Sınıfa Rağmen Taktik

Her sınıfın kitleleri kazanma siyaseti, kendi sınıf çıkarlarına göre belirlenir. Burjuvazinin kitleleri kazanma siyaseti; kitlelerin somut taleplerinin bastırılması ve burjuva taleplerin öne çıkarılarak bunların kitlelerin talepleriymiş gibi sunulmasıdır. Bu bağlamda, burjuvazi soyut taleplerle kitlelerin karşısına çıkar.

Komünistlerin kitle siyaseti ise, kitleleri kendi somut talepleri etrafında örgütlemek ve bu taleplerin kazanılması için mücadele etmelerini sağlamaktır. Buradaki kitle siyaseti, işçi sınıfının siyasetidir. Sorunun esası işçi sınıfının kazanılması ve bunun yanında onun bağlaşıklarının kazanılması gelir.

İşçi sınıfını örgütlemek, işçi sınıfının somut talepleri etrafında olabilir. Bu talepler, genel anlamda, işçilerin ekonomik ve demokratik talepleridir. Bugün TC devleti, işçilerin tüm kazanılmış haklarını gasp etmiş durumdadır.

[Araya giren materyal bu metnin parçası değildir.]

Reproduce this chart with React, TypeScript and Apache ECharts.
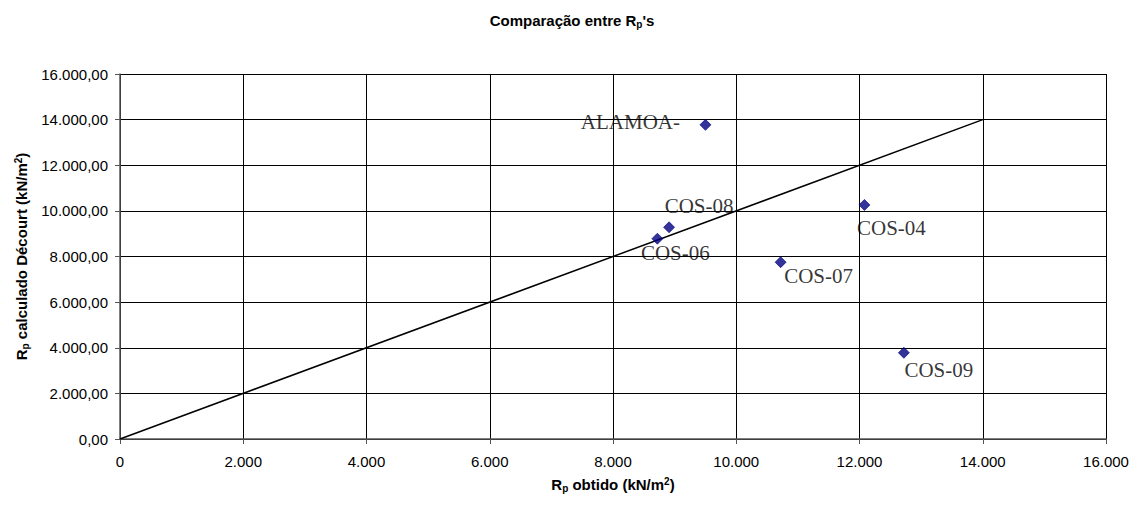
import React, { useEffect, useRef } from "react";
import * as echarts from "echarts";

const pointNames = ["ALAMOA-", "COS-08", "COS-06", "COS-04", "COS-07", "COS-09"];
const rpObtido = [9500, 8910, 8720, 12080, 10720, 12720];
const rpDecourt = [13770, 9280, 8780, 10260, 7750, 3780];
const refLineX = [0, 14000];
const refLineY = [0, 14000];
const axisMin = 0;
const axisMax = 16000;
const axisStep = 2000;

function thousands(v: number): string {
  return Math.round(v)
    .toString()
    .replace(/\B(?=(\d{3})+(?!\d))/g, ".");
}

const labelOffsetByName: Record<string, [number, number]> = {
  "ALAMOA-": [-75, -3],
  "COS-08": [30, -21],
  "COS-06": [18, 14],
  "COS-04": [27, 23],
  "COS-07": [38, 14],
  "COS-09": [35, 17],
};

export default function App() {
  const ref = useRef<HTMLDivElement>(null);
  useEffect(() => {
    if (!ref.current) return;
    const chart = echarts.init(ref.current, undefined, { renderer: "svg" });
    const sans = "'Liberation Sans', Arial, sans-serif";
    const serif = "'Liberation Serif', 'Times New Roman', serif";
    const richName = {
      b: { fontFamily: sans, fontWeight: "bold", fontSize: 15, color: "#000" },
      sub: { fontFamily: sans, fontWeight: "bold", fontSize: 10, color: "#000", verticalAlign: "bottom", padding: [7, 0, 0, 0] },
      sup: { fontFamily: sans, fontWeight: "bold", fontSize: 10, color: "#000", verticalAlign: "top", padding: [0, 0, 7, 0] },
    };
    chart.setOption({
      animation: false,
      backgroundColor: "#fff",
      title: {
        text: "{b|Comparação entre R}{sub|p}{b|'s}",
        left: 567,
        textAlign: "center",
        top: 7,
        textStyle: { rich: richName },
      },
      grid: { left: 120, right: 30, top: 74, bottom: 66 },
      xAxis: {
        type: "value",
        min: axisMin,
        max: axisMax,
        interval: axisStep,
        name: "{b|R}{sub|p}{b| obtido (kN/m}{sup|2}{b|)}",
        nameLocation: "middle",
        nameGap: 37,
        nameTextStyle: { rich: richName },
        axisLine: { show: true, onZero: false, lineStyle: { color: "#555", width: 1.5 } },
        axisTick: { show: true, inside: false, length: 5, lineStyle: { color: "#555" } },
        axisLabel: { fontFamily: sans, fontSize: 15, color: "#000", margin: 15, formatter: (v: number) => thousands(v) },
        splitLine: { show: true, lineStyle: { color: "#000", width: 1 } },
      },
      yAxis: {
        type: "value",
        min: axisMin,
        max: axisMax,
        interval: axisStep,
        name: "{b|R}{sub|p}{b| calculado Décourt (kN/m}{sup|2}{b|)}",
        nameLocation: "middle",
        nameGap: 86,
        nameRotate: 90,
        nameTextStyle: { rich: richName },
        axisLine: { show: true, onZero: false, lineStyle: { color: "#555", width: 1.5 } },
        axisTick: { show: true, inside: false, length: 5, lineStyle: { color: "#555" } },
        axisLabel: { fontFamily: sans, fontSize: 15, color: "#000", margin: 12, formatter: (v: number) => thousands(v) + ",00" },
        splitLine: { show: true, lineStyle: { color: "#000", width: 1 } },
      },
      series: [
        {
          type: "line",
          data: refLineX.map((x, i) => [x, refLineY[i]]),
          showSymbol: false,
          symbol: "none",
          lineStyle: { color: "#000", width: 1.5 },
          silent: true,
          z: 3,
        },
        {
          type: "scatter",
          symbol: "diamond",
          symbolSize: 11,
          itemStyle: { color: "#000080", borderColor: "#000080", borderWidth: 0.8 },
          z: 4,
          data: pointNames.map((n, i) => ({
            name: n,
            value: [rpObtido[i], rpDecourt[i]],
            label: {
              show: true,
              position: "inside",
              offset: labelOffsetByName[n],
              align: "center",
              verticalAlign: "middle",
              formatter: n,
              fontFamily: serif,
              fontSize: 21,
              color: "#000",
            },
          })),
        },
      ],
    });
    return () => chart.dispose();
  }, []);
  return (
    <div
      ref={ref}
      style={{ position: "absolute", left: 0, top: 0, width: 1136, height: 505 }}
    />
  );
}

Bugün işçilerin kıdem tazminatı gasp edilmek isteniyor. Bunun yanında tüm sosyal haklardan yoksun çalışma biçiminin genişletilmesi. Taşeronlaşma sorunu vs. Ve bireysel emeklilik sigortası adı altında yeni bir emeklilik yasasını çıkarılması ise, işçilerin bütünüyle sosyal haklardan yoksun bırakılmasının bir başka biçimi olarak yürürlüğe sokulmuştur.

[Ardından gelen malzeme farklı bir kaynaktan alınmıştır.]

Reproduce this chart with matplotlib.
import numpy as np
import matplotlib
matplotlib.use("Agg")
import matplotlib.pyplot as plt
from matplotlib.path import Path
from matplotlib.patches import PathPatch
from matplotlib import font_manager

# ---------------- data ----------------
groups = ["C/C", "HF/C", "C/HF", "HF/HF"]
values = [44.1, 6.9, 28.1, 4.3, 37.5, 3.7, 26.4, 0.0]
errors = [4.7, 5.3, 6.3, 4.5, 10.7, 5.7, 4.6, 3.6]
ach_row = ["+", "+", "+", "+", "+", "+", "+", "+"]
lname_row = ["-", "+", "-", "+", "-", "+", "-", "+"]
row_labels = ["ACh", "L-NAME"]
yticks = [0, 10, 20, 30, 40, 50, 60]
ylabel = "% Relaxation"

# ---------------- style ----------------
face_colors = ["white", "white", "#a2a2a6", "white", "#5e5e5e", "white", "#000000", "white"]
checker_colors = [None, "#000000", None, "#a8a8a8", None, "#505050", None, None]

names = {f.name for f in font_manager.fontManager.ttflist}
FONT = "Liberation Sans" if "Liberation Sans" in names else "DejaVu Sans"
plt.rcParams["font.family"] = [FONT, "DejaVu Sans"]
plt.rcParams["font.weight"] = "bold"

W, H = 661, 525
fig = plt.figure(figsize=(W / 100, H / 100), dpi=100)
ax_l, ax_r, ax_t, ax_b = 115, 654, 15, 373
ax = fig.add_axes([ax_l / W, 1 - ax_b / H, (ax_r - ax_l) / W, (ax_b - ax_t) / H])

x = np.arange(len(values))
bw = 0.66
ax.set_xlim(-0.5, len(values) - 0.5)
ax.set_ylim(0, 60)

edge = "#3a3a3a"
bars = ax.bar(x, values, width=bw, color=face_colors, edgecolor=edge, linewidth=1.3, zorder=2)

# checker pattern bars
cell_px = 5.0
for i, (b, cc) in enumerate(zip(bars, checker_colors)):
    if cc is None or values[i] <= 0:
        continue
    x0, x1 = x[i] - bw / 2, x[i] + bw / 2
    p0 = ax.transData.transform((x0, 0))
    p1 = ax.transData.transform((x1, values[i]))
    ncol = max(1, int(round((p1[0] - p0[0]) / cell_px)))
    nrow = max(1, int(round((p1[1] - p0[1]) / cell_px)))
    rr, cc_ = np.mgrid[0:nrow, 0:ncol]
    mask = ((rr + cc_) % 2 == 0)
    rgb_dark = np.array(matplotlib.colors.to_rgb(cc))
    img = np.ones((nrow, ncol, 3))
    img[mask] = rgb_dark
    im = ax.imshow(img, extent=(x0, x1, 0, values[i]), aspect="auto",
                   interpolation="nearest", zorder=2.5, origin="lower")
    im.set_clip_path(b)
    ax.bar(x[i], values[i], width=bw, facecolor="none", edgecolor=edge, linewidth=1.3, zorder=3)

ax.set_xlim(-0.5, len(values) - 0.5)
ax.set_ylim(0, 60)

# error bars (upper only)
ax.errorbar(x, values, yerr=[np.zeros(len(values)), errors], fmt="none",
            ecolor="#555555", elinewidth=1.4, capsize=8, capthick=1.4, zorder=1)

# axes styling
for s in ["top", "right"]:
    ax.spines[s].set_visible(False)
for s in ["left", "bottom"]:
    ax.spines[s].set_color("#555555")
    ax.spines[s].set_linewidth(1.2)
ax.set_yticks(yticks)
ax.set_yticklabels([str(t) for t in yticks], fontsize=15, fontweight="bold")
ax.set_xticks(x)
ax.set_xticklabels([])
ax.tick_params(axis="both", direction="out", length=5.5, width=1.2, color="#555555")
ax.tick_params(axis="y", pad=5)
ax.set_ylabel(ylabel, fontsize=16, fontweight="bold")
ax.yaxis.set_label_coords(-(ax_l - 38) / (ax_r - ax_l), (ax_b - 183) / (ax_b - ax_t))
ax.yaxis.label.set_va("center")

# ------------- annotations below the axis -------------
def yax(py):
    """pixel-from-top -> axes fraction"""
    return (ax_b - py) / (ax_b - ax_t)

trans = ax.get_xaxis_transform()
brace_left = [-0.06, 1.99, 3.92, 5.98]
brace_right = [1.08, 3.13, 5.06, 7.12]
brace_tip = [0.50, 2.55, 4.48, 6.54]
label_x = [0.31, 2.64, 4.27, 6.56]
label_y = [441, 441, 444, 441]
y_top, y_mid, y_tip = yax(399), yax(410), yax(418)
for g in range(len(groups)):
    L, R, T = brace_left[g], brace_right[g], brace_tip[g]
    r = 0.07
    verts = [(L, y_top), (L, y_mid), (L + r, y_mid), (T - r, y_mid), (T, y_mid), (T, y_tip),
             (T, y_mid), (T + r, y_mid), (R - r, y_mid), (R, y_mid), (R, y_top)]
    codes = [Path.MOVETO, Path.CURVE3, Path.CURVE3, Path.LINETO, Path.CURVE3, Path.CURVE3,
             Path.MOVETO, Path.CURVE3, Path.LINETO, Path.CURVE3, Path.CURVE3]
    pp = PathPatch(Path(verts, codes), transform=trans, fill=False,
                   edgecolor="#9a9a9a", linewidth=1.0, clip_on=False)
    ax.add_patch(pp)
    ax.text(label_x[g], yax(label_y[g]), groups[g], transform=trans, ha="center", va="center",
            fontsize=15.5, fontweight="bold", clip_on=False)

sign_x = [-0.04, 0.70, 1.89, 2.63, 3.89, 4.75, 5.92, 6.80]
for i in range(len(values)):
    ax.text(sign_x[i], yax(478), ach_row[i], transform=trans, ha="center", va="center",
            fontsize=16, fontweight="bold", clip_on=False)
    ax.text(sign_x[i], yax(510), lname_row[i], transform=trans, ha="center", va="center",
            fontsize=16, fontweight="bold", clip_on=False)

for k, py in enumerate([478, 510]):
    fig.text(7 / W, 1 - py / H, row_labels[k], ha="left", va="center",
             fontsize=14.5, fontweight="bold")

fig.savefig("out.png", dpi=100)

Bu tür ekonomik ve demokratik hakların yanında siyasal haklarında işçilerin elinden alınması olgusu yaşanmaktadır. İşçi hareketinin gerilediği süreçlerde, sermaye devleti, yasaları, işçilerin kazanılmış haklarını gasp etmeye yönelik çıkarır. Deyim yerindeyse tam kölelik yasalarını yürülüğe sokar. Bugün durum böyledir. Buna karşı işçilerin göstermesi gereken karşı tavır maalesef oldukça çok geri düzeydedir. İşçi sınıfının bu tavırsızlığı, sosyalistlerin işçiler içindeki çalışma ve örgütlenmesiyle de doğru orantılıdır.

İş yerlerinde çalışma koşullarının her geçen gün ağırlaştırılması. Yaygın mobbing uygulamaları, işten atmaların yagınlaştırılması. Gelinen aşamada, artık birer işyeri katliamına dönüşen “iş yeri kazaları”, “sözleşmeli” adı altında çalıştırılarak bütün sosyal haklardan mahrum bırakılması, sendikal hakların budanması vb. gibi işçiler aleyhine ağır bir süreç yaşanmaktadır.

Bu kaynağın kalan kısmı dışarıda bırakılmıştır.